Saturday, July 17, 2010

Are You Embarrassed For Others To Know You Are A Model Railroader?


Gary Coleman: A forlorn model railroader?

Are you embarrassed for others to know you are a model railroader?

That question came up on the Canadian Model Trains forum on Yahoo! following the death of actor Gary Coleman.

Coleman, as many know, was a model railroader (his layout appeared in the September, 1990 issue of Railroad Model Craftsman; see above). After his death, a number of writers noted his involvement in the hobby, a few in a smirking kind of manner.

The worst was Lynn Crosbie of Canada’sw national newspaper, the Globe and Mail. After noting aspects of Coleman’s tragic and difficult life, she wrote: “There is not much glamour or intrigue available in Coleman's story—in working stiff jobs, stunt-cast acting work, or isolation (like forlorn men everywhere Coleman had an abiding interest in model trains).”

That comment sparked a lot of discussion on the forum, with most dismissing the writer’s lack of knowledge about model railroading and the people who enjoy it. (“Whatchu talkin’ about forlorn, Crosbie?”) But it also raised some interesting observations about how others see our hobby—and how some of us prefer not to talk about being model railroaders in the “outside” world.

I know that’s true for me. I’m not embarrassed to be a model railroader—heck, look at this blog. But I’m also careful who I tell about it; and in what circumstances.

As a semi-public figure—I’m a columnist for my local newspaper, writing about religion and international relief and development issues—I wonder if people might dismiss my writing about these serious subjects if they thought I “played with trains.”

And that is how many see it. And they’re not wrong, in one sense; it is “play,” insofar as it isn’t work. We know it’s more than that, of course: It’s research and construction and modeling and creativity and imagination.

But, for many, trains are things you played with as a kid. Once you grow up, you play with “real” toys like boats, snow machines, motorcycles and SUVs, to name a few.

Then there’s the media; when the subject of hobbies and collecting comes up, it often is about people who cross the line from healthy pastime to ruinous compulsion or obsession—think of a movie like Vinyl, about obsessive record collectors.

It’s apparently worse in England, as one British journalist—and a model railroader—noted in a humorous way.

“You can see them in the newsagent's—shifty, furtive, eyes glancing to the left and to the right, in case anyone they know might see them,” he wrote.

“These men—and they are nearly always men—then slither over to the specialist magazine stands.

“With a quick movement, the required publication is grabbed and the till approached.

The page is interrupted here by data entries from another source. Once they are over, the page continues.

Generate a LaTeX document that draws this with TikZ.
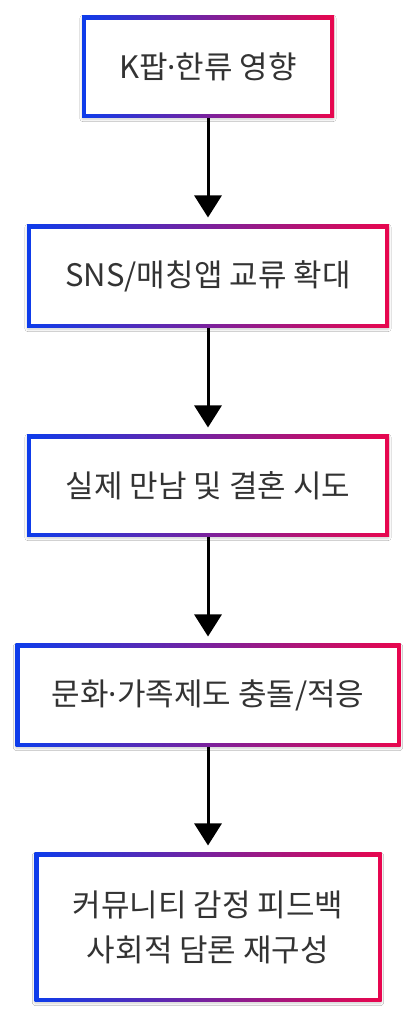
\documentclass[tikz,border=0pt]{standalone}
\usepackage{fontspec}
\setmainfont{Noto Sans CJK KR}
\newfontfamily\dotfont{Noto Sans}
\newcommand{\mdot}{{\dotfont ·}}
\usetikzlibrary{arrows.meta,shadows.blur}
\definecolor{gblue}{HTML}{0D3CEB}
\definecolor{gmid}{HTML}{7A2A9E}
\definecolor{gred}{HTML}{E8064E}
\definecolor{txt}{HTML}{333333}
\tikzset{
  flowbox/.style={
    shade, shading=axis, left color=gblue, middle color=gmid, right color=gred, shading angle=90,
    blur shadow={shadow blur steps=6, shadow xshift=0pt, shadow yshift=-1.5pt, shadow opacity=18, shadow blur extra rounding=1pt},
    inner sep=0pt, outer sep=0pt, align=center, text=txt,
    font=\fontsize{31}{45}\selectfont,
    path picture={\fill[white] ([shift={(4pt,4pt)}]path picture bounding box.south west) rectangle ([shift={(-4pt,-4pt)}]path picture bounding box.north east);}
  },
  flowarrow/.style={line width=3pt, -{Triangle[width=27pt,length=22pt]}, shorten >=7.5pt}
}
\begin{document}
\begin{tikzpicture}[x=1pt,y=1pt]
\useasboundingbox[fill=white] (0,0) rectangle (418,1024);
\node[flowbox, minimum width=252pt, minimum height=102pt] (a) at (208,957) {K팝\mdot 한류 영향};
\node[flowbox, minimum width=362pt, minimum height=103pt] (b) at (208,747.5) {SNS/매칭앱 교류 확대};
\node[flowbox, minimum width=362pt, minimum height=102pt] (c) at (208,538) {실제 만남 및 결혼 시도};
\node[flowbox, minimum width=385pt, minimum height=103pt] (d) at (208,328.5) {문화\mdot 가족제도 충돌/적응};
\node[flowbox, minimum width=347pt, minimum height=149pt] (e) at (208,96.5) {커뮤니티 감정 피드백\\사회적 담론 재구성};
\draw[flowarrow] (a) -- (b);
\draw[flowarrow] (b) -- (c);
\draw[flowarrow] (c) -- (d);
\draw[flowarrow] (d) -- (e);
\end{tikzpicture}
\end{document}
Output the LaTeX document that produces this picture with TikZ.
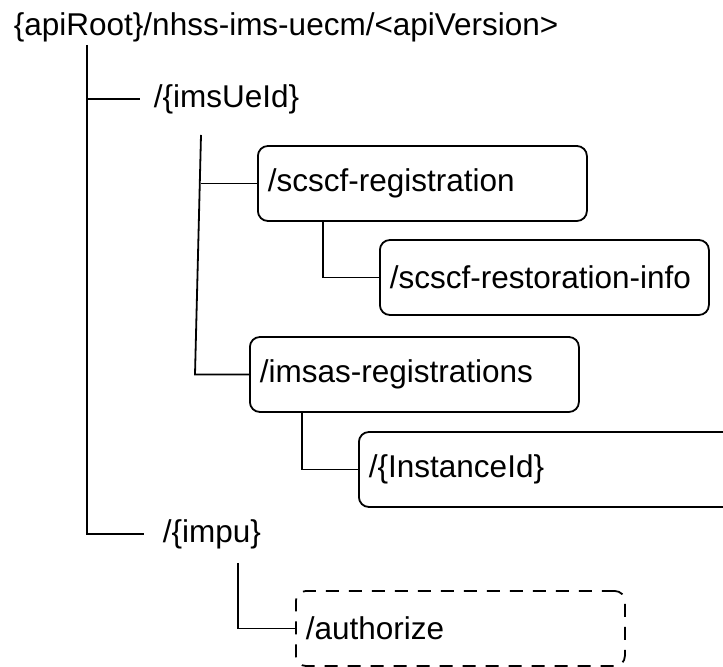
\documentclass[tikz,border=0pt]{standalone}
\usepackage{fontspec}
\setmainfont{Liberation Sans}

\begin{document}
\begin{tikzpicture}[x=0.5pt,y=-0.5pt,line width=0.9pt,
    font=\fontsize{15.75}{19}\selectfont,
    res/.style={draw,rounded corners=5pt,anchor=west,minimum height=37.5pt,
      inner xsep=5pt,text width=154.5pt,align=left},
    resopt/.style={res,dashed,dash pattern=on 6.5pt off 5pt},
    lbl/.style={anchor=west,inner ysep=0pt}]
  \clip (0,0) rectangle (723,667);
  % plain path labels
  \node[lbl,inner xsep=0pt] (root) at (13,27) {\{apiRoot\}/nhss-ims-uecm/<apiVersion>};
  \node[lbl,inner xsep=6.5pt] (ue) at (140,99) {/\{imsUeId\}};
  \node[lbl,inner xsep=9pt] (impu) at (144,534) {/\{impu\}};
  % resources
  \node[res] (scscf) at (257,183.5) {/scscf-registration};
  \node[res] (restore) at (379,277.5) {/scscf-restoration-info};
  \node[res] (imsas) at (249,374.5) {/imsas-registrations};
  \node[res,text width=250pt] (inst) at (358,469.5) {/\{InstanceId\}};
  \node[resopt] (auth) at (295,628.5) {/authorize};
  % tree lines
  \coordinate (trunk) at (87,45);
  \coordinate (ueleg) at (201,135);
  \coordinate (uefoot) at (195,374.5);
  \coordinate (impuleg) at (238,563);
  \draw (trunk) |- (impu.west);
  \draw (trunk |- ue.west) -- (ue.west);
  \draw (ueleg) -- (uefoot) -- (imsas.west);
  \draw (ueleg |- scscf.west) -- (scscf.west);
  \draw ([xshift=33pt]scscf.south west) |- (restore.west);
  \draw ([xshift=26.5pt]imsas.south west) |- (inst.west);
  \draw (impuleg) |- (auth.west);
\end{tikzpicture}
\end{document}
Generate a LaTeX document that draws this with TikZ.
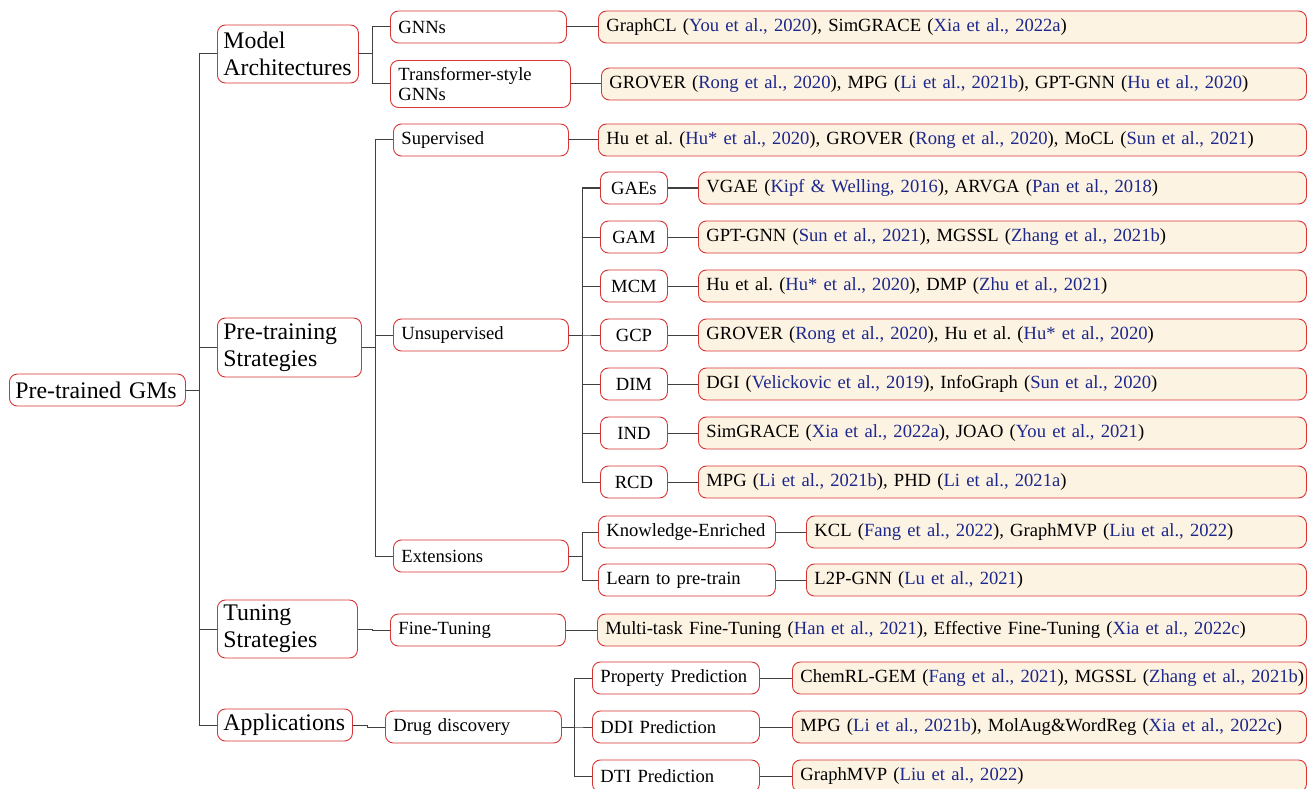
\documentclass[tikz,border=0pt]{standalone}
\usepackage{fontspec}
\setmainfont{Liberation Serif}
\definecolor{boxred}{RGB}{216,52,52}
\definecolor{leaffill}{RGB}{253,243,226}
\definecolor{citeblue}{RGB}{28,40,140}
\newcommand{\ct}[1]{{\color{citeblue}#1}}
\newcommand{\fsn}{\fontsize{18.6}{20.5}\selectfont}
\newcommand{\fsl}{\fontsize{23.8}{27}\selectfont}
\frenchspacing
\begin{document}
\begin{tikzpicture}[x=1pt,y=-1pt,
  bx/.style={draw=boxred, line width=0.9pt, rounded corners=8pt, anchor=west,
    inner xsep=8pt, inner ysep=0pt, minimum height=32pt, fill=white, align=left, font=\fsn},
  big/.style={bx, inner xsep=6pt, font=\fsl},
  mid/.style={bx, align=center},
  lf/.style={bx, fill=leaffill},
  conn/.style={draw=black!75, line width=1pt}]
\useasboundingbox (0,0) rectangle (1307,789);
% root and level 1
\node[big, text width=164pt] (root) at (9,390) {Pre-trained GMs};
\node[big, text width=129pt, minimum height=58pt] (m1) at (217,54) {Model\\Architectures};
\node[big, text width=132pt, minimum height=59pt] (m2) at (217,347.5) {Pre-training\\Strategies};
\node[big, text width=128pt, minimum height=58pt] (m3) at (217,629) {Tuning\\Strategies};
\node[big, text width=123pt] (m4) at (217,725) {Applications};
% level 2
\node[bx, text width=160pt] (gnn) at (390,27) {GNNs};
\node[bx, text width=164pt, minimum height=47pt, font=\fontsize{18.6}{20}\selectfont] (tsg) at (390,84) {Transformer-style\\GNNs};
\node[bx, text width=159pt] (sup) at (393,140) {Supervised};
\node[bx, text width=159pt] (uns) at (393,335) {Unsupervised};
\node[bx, text width=159pt] (ext) at (393,556) {Extensions};
\node[bx, text width=159pt] (ft) at (390,630) {Fine-Tuning};
\node[bx, text width=160pt] (dd) at (385,727) {Drug discovery};
% level 3 (unsupervised)
\node[mid, text width=51pt] (gae) at (600,188) {GAEs};
\node[mid, text width=51pt] (gam) at (600,237) {GAM};
\node[mid, text width=51pt] (mcm) at (600,286) {MCM};
\node[mid, text width=51pt] (gcp) at (600,335) {GCP};
\node[mid, text width=51pt] (dim) at (600,384) {DIM};
\node[mid, text width=51pt] (ind) at (600,433) {IND};
\node[mid, text width=51pt] (rcd) at (600,482) {RCD};
% level 3 (extensions)
\node[bx, text width=161pt] (ke) at (598,532) {\mbox{Knowledge-Enriched}};
\node[bx, text width=161pt] (lp) at (598,580) {Learn to pre-train};
% level 3 (drug discovery)
\node[bx, text width=151pt] (pp) at (592,678) {Property Prediction};
\node[bx, text width=151pt] (ddi) at (592,727) {DDI Prediction};
\node[bx, text width=151pt] (dti) at (592,776) {DTI Prediction};
% leaves
\node[lf, text width=692pt] (l1) at (598,27) {GraphCL (\ct{You et al., 2020}), SimGRACE (\ct{Xia et al., 2022a})};
\node[lf, text width=689pt] (l2) at (601,84) {GROVER (\ct{Rong et al., 2020}), MPG (\ct{Li et al., 2021b}), GPT-GNN (\ct{Hu et al., 2020})};
\node[lf, text width=692pt] (l3) at (598,140) {Hu et al. (\ct{Hu* et al., 2020}), GROVER (\ct{Rong et al., 2020}), MoCL (\ct{Sun et al., 2021})};
\node[lf, text width=592pt] (l4) at (698,188) {VGAE (\ct{Kipf \& Welling, 2016}), ARVGA (\ct{Pan et al., 2018})};
\node[lf, text width=592pt] (l5) at (698,237) {GPT-GNN (\ct{Sun et al., 2021}), MGSSL (\ct{Zhang et al., 2021b})};
\node[lf, text width=592pt] (l6) at (698,286) {Hu et al. (\ct{Hu* et al., 2020}), DMP (\ct{Zhu et al., 2021})};
\node[lf, text width=592pt] (l7) at (698,335) {GROVER (\ct{Rong et al., 2020}), Hu et al. (\ct{Hu* et al., 2020})};
\node[lf, text width=592pt] (l8) at (698,384) {DGI (\ct{Velickovic et al., 2019}), InfoGraph (\ct{Sun et al., 2020})};
\node[lf, text width=592pt] (l9) at (698,433) {SimGRACE (\ct{Xia et al., 2022a}), JOAO (\ct{You et al., 2021})};
\node[lf, text width=592pt] (l10) at (698,482) {MPG (\ct{Li et al., 2021b}), PHD (\ct{Li et al., 2021a})};
\node[lf, text width=484pt] (l11) at (806,532) {KCL (\ct{Fang et al., 2022}), GraphMVP (\ct{Liu et al., 2022})};
\node[lf, text width=484pt] (l12) at (806,580) {L2P-GNN (\ct{Lu et al., 2021})};
\node[lf, text width=693pt] (l13) at (597,630) {Multi-task Fine-Tuning (\ct{Han et al., 2021}), Effective Fine-Tuning (\ct{Xia et al., 2022c})};
\node[lf, text width=498pt] (l14) at (792,678) {\mbox{ChemRL-GEM (\ct{Fang et al., 2021}), MGSSL (\ct{Zhang et al., 2021b})}};
\node[lf, text width=498pt] (l15) at (792,727) {MPG (\ct{Li et al., 2021b}), MolAug\&WordReg (\ct{Xia et al., 2022c})};
\node[lf, text width=498pt] (l16) at (792,776) {GraphMVP (\ct{Liu et al., 2022})};
% tree connectors
\foreach \c in {m1,m2,m3,m4} \draw[conn] (root.east) -- ++(14,0) |- (\c.west);
\foreach \c in {gnn,tsg} \draw[conn] (m1.east) -- ++(14,0) |- (\c.west);
\foreach \c in {sup,uns,ext} \draw[conn] (m2.east) -- ++(14,0) |- (\c.west);
\draw[conn] (m3.east) -- ++(15,0) |- (ft.west);
\draw[conn] (m4.east) -- ++(15,0) |- (dd.west);
\foreach \c in {gae,gam,mcm,gcp,dim,ind,rcd} \draw[conn] (uns.east) -- ++(14,0) |- (\c.west);
\foreach \c in {ke,lp} \draw[conn] (ext.east) -- ++(14,0) |- (\c.west);
\foreach \c in {pp,ddi,dti} \draw[conn] (dd.east) -- ++(13,0) |- (\c.west);
% leaf connectors
\draw[conn] (gnn.east) -- (l1.west);
\draw[conn] (tsg.east) -- (l2.west);
\draw[conn] (sup.east) -- (l3.west);
\draw[conn] (gae.east) -- (l4.west);
\draw[conn] (gam.east) -- (l5.west);
\draw[conn] (mcm.east) -- (l6.west);
\draw[conn] (gcp.east) -- (l7.west);
\draw[conn] (dim.east) -- (l8.west);
\draw[conn] (ind.east) -- (l9.west);
\draw[conn] (rcd.east) -- (l10.west);
\draw[conn] (ke.east) -- (l11.west);
\draw[conn] (lp.east) -- (l12.west);
\draw[conn] (ft.east) -- (l13.west);
\draw[conn] (pp.east) -- (l14.west);
\draw[conn] (ddi.east) -- (l15.west);
\draw[conn] (dti.east) -- (l16.west);
\end{tikzpicture}
\end{document}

“Sometimes, the shame is too great; a disguise is needed. So another magazine is taken, something wholesome and respectable - anything will do - into the pages of which the offending publication can be slid.

"Then, at the till, the final hurdle, the hope that the cashier will not, as in that Woody Allen film, bark out the name of the publication across the shop floor.

“’Railway Modeller? Does anyone have a price for Railway Modeller?’ For then, the shame would be complete, the humiliation absolute.

“‘Hobby’, ‘Railways’ and ‘models’—are there any three more shameful words in the English language?”

American story teller Garrison Keillor also used humour to illustrate the challenge in a telling way:

"I, for example, would dearly love to receive a model train layout similar to the one of my childhood, which rusted and decayed," he wrote in an essay on the dangers of Christmas.

"I remind myself every year not to want it too much, but I do, and I never get it. A man my age can't simply walk into a store and buy a model train set for himself; people would talk, people would chuckle behind his back, and one day he'd come home to find an attorney sitting smiling in the living room, who would explain to him in easy-to-understand terms, using simple declarative sentences, why his financial affairs will hereafter be managed by his nephew Vince."

Again, I’m not embarrassed to be a model railroader. I will talk about it with others, if it’s appropriate to do so. But I usually wait to see if something like the topic of hobbies or interests comes up before mentioning it.

What about you: Are you careful who you tell about being a model railroader? Or don't you care who knows you “play with trains”?